The Harappa Files
- First edition
- Author: Sarnath Banerjee
- Illustrator: Sarnath Banerjee
- Language: English
- Genre: Graphic novel
- Publisher: HarperCollins (India)
- Publication date: 2011
- Publication place: India
- Pages: 215 pp
- ISBN: 978-93-5029-031-6

= The Harappa Files =

2011 graphic novel by Sarnath Banerjee

The Harappa files is a 2011 graphic novel by Indian graphic artist Sarnath Banerjee. It is the author's third graphic novel after Corridor and The Barn Owl's Wondrous Capers. The book is introduced as a set of "loosely bound graphic commentaries" produced in a period of three years.

==Plot==
The Greater Harappa Rehabilitation, Reclamation & Redevelopment Commission (GHRRR) is a secret committee of elite bureaucrats, historians, ethnographers, social scientists, law enforcers, retired diplomats and policymakers. The committee has had the responsibility of conducting a survey of the "current ethnography and urban mythologies of a country on the brink of great hormonal changes." The author Sarnath Banerjee is assigned by the committee to disseminate information about the findings. However, Banerjee is afraid that the Harappa Recommendations will eventually make it mandatory for all the citizens to sign a draconian form "28b".

==Selected "files"==
The files are fragmentary narratives dealing with commonplace cultural artifacts from a post-liberalized India.

"Nano" talks about two friends, Vipin Mathur and Naman Doshi, who have known each other since childhood but are unable to meet because neither dares to cross the road. It dreams up a Delhi saturated with so many cars that pedestrians "can finally cross the road" when the jam ceases to move. It goes on to discuss Jaguar's acquisition by Tata Motors.

"The Dept of Surplus Emotion", written in collaboration with Samit Basu, equates bureaucrats to gargoyles and pays attention to the essential tools of the Indian bureaucracy: the Mystic Stone Paperweight, the Hermes Supersonic Pen, the Triangular Bermuda file, the Kumar Bros. Tiffin Carrier.

"Jessie" talks about Jagadish Chandra Bose, who in 1904, received patents for making microwave receivers to detect radio waves.

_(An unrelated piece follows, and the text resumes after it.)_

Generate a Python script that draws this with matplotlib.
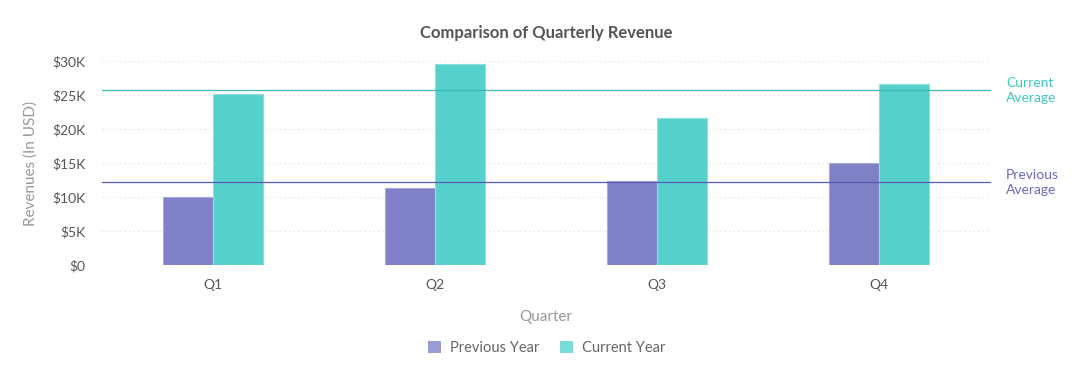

But the news of Bose's discovery reached late due to bureaucratic delays and Banerjee stipulates this might have costed India a Nobel Prize.

"Nehru's Children" talks about the over-reliance on remote, obscure General Knowledge and ends with a pastiche of the ubiquitous I.I.T. Tuition Classes' posters.

"Boroline", "Calomine X", 'Lifebuoy, Bullworker, VICCO, discuss the signs and significations of the products and their advertisements.

"Rakhaldas Banerjee's Plot" is a story of Girish, the psychic plumber, and tangentially, Rakhaldas Bandyopadhyay, the man credited with discovering Mohenjo-daro.

"Tea" places the text of an apocryphal tale about Bodhidharma's life with the images of a tea auction.

"Single Malt, Single Woman" discusses how after a threesome there is disappointment since "it is now one fantasy less."